Didalam pasar dikota Rouan di muara sungai Seine telah tersedia onggokan kayu besar dan tinggi. Sementara itu Jeanne mengalami kegelapan jiwa. Suara yang menghibur, yang menjadi pelita pikirannya tidak lagi terdengar. Kekacauan dan ketakutan hatinya pada waktu itu tiada terlukiskan…

Setibanya diatas onggok kayu, tiba-tiba teringat nasihat : “Kekuatanmu pada Penebus terpaku di Kayu salib!” Jeanne pun berseru meminta sebuah Salib. Seorang serdadu yang menaruh belas kasihan mematahkan sebuah tongkat. Diikatnya menyerupai Salib dan diberikannya kepada Jeanne. Sejenak kemudia Jeanne meminta sebuah salib dengan sebuah patung Penebus tergantung padanya. Ketika itu api berkobar semakin besar. Karena keinginan seorang yang dihukum mati, mereka mengambil sebuah Salib dari Gereja. Pada saat itu juga kepastian Jeanne telah kembali.

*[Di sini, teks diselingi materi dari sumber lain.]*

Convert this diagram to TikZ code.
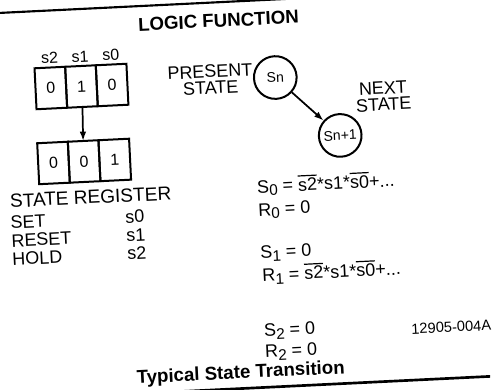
\documentclass[tikz,border=0pt]{standalone}
\usepackage{fontspec}
\setmainfont{Liberation Sans}
\usetikzlibrary{arrows.meta,positioning}

\tikzset{every picture/.style={line width=0.75pt}}
\tikzset{
  txt/.style={font=\fontsize{13.5}{12.5}\selectfont, inner sep=0pt},
  smalltxt/.style={font=\fontsize{12}{12}\selectfont, inner sep=0pt},
  boldtxt/.style={font=\bfseries\fontsize{14}{16}\selectfont, inner sep=0pt},
  regcell/.style={draw, line width=1.5pt, minimum width=23pt, minimum height=30.75pt,
    inner sep=0pt, outer sep=0pt, font=\fontsize{12}{12}\selectfont},
  stcirc/.style={draw, circle, line width=1.5pt, minimum size=32pt, inner sep=0pt,
    font=\fontsize{10.5}{10.5}\selectfont},
  arr/.style={-{Latex[length=7pt,width=5pt]}, line width=1.3pt},
}
\newcommand{\lowdig}[1]{\raisebox{-0.35ex}{\fontsize{11.5}{11.5}\selectfont #1}}
\newcommand{\barred}[1]{\setbox0\hbox{#1}\rlap{\rule[\dimexpr\ht0+1.4pt\relax]{\wd0}{0.9pt}}\box0}

\begin{document}
\begin{tikzpicture}[x=0.75pt,y=0.75pt,yscale=-1,xscale=1]
\useasboundingbox (0,0) rectangle (496,389);
\clip (0,0) rectangle (496,389);

\begin{scope}[rotate around={-2.8:(248,195)}, every node/.append style={rotate=2.8}]
%Straight Lines: top rule
\draw [line width=1.6pt] (-30,1) -- (560,1) ;
%Straight Lines: bottom rule
\draw [line width=2pt] (-30,388) -- (481,388) ;

% Text Node
\draw (227,19.5) node (lgfn) [boldtxt] {LOGIC FUNCTION};

%Shape: Register (present)
\draw (56.3,78.5) node (cur2) [regcell] {0};
\node (cur1) [regcell, right=0pt of cur2] {1};
\node (cur0) [regcell, right=0pt of cur1] {0};
% Text Node
\node (lbs2) [smalltxt, above=2.5pt of cur2] {s2};
\node (lbs1) [smalltxt, above=2.5pt of cur1] {s1};
\node (lbs0) [smalltxt, above=2.5pt of cur0] {s0};

%Shape: Register (next)
\draw (55.3,153.5) node (nxt2) [regcell] {0};
\node (nxt1) [regcell, right=0pt of nxt2] {0};
\node (nxt0) [regcell, right=0pt of nxt1] {1};
%Straight Lines
\draw [arr] (cur1.south) -- (nxt1.north) ;

% Text Node
\draw (9.5,196) node (streg) [txt, anchor=base west, font=\fontsize{14.3}{14}\selectfont] {STATE REGISTER};
\draw (9,217) node (rset) [txt, anchor=base west] {SET};
\draw (9,235.5) node (rrst) [txt, anchor=base west] {RESET};
\draw (9,254) node (rhld) [txt, anchor=base west] {HOLD};
\draw (124,217) node (vset) [txt, anchor=base west] {s0};
\draw (124,235.5) node (vrst) [txt, anchor=base west] {s1};
\draw (124,254) node (vhld) [txt, anchor=base west] {s2};

%Shape: Circle
\draw (281,79) node (sn) [stcirc] {Sn};
%Shape: Circle
\draw (343,140) node (snn) [stcirc] {Sn+1};
%Straight Lines
\draw [arr] (sn) -- (snn) ;
% Text Node
\draw (216,78) node (prst) [txt, align=center] {PRESENT\\STATE};
% Text Node
\draw (388,103) node (nxst) [txt, align=center] {NEXT\\STATE};

% Text Node
\draw (257,193.5) node (eqsa) [txt, anchor=base west] {S\lowdig{0} = \barred{s2}*s1*\barred{s0}+...};
\draw (257,216.5) node (eqra) [txt, anchor=base west] {R\lowdig{0} = 0};
\draw (257,259) node (eqsb) [txt, anchor=base west] {S\lowdig{1} = 0};
\draw (258,282) node (eqrb) [txt, anchor=base west] {R\lowdig{1} = \barred{s2}*s1*\barred{s0}+...};
\draw (257,337.5) node (eqsc) [txt, anchor=base west] {S\lowdig{2} = 0};
\draw (257,358) node (eqrc) [txt, anchor=base west] {R\lowdig{2} = 0};
% Text Node
\draw (485,342) node (fgno) [anchor=base east, inner sep=0pt, font=\fontsize{11}{11}\selectfont] {12905-004A};
% Text Node
\draw (232,378) node (capt) [boldtxt, anchor=base] {Typical State Transition};
\end{scope}

\end{tikzpicture}
\end{document}
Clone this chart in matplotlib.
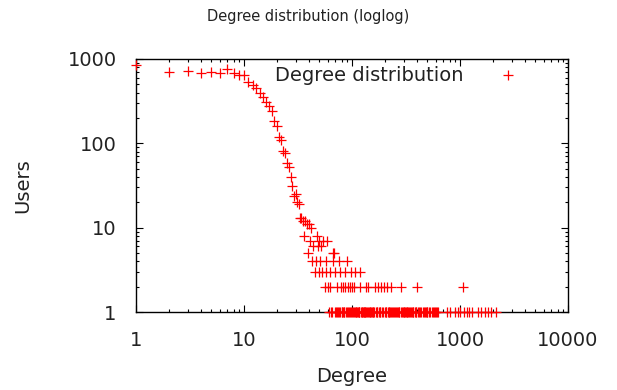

Nyaring terdengar sampai ke segenap penjuru Jeanne berseru : “Aku tidak berdusta. Suara Malaikat sungguh-sungguh terdengar padaku. Tugas hidupku ini berasal dari Sorga!”
Asap membumbung tinggi ke atas menyelimuti badan yang ramping lampai itu. Apa yang terjadi tidak tampak. Sejam sesudahnya abulah yang tertinggal. Angin berhembus sepoi-sepoi. Mengangkat abu yang ringan lagi murni. Kemudian disebarkannya kemana-mana, seakan hendak menandatangani warisan kasih Jeanne terhadap bangsa Perancis.

Jeanne d’Arc berumur 19 tahun. Lahir pada tanggal 5 Januari 1412. Meninggal pada tanggal 30 Mei 1431. Setelah meninggal perkaranya diselidiki lagi dan terbukti bahwa Jeanne d’Arc tidak bersalah. Hingga kini Bangsa Perancis terus membanggakan Jeanne dan menganugrahkannya dengan gelar pahlawan Perancis.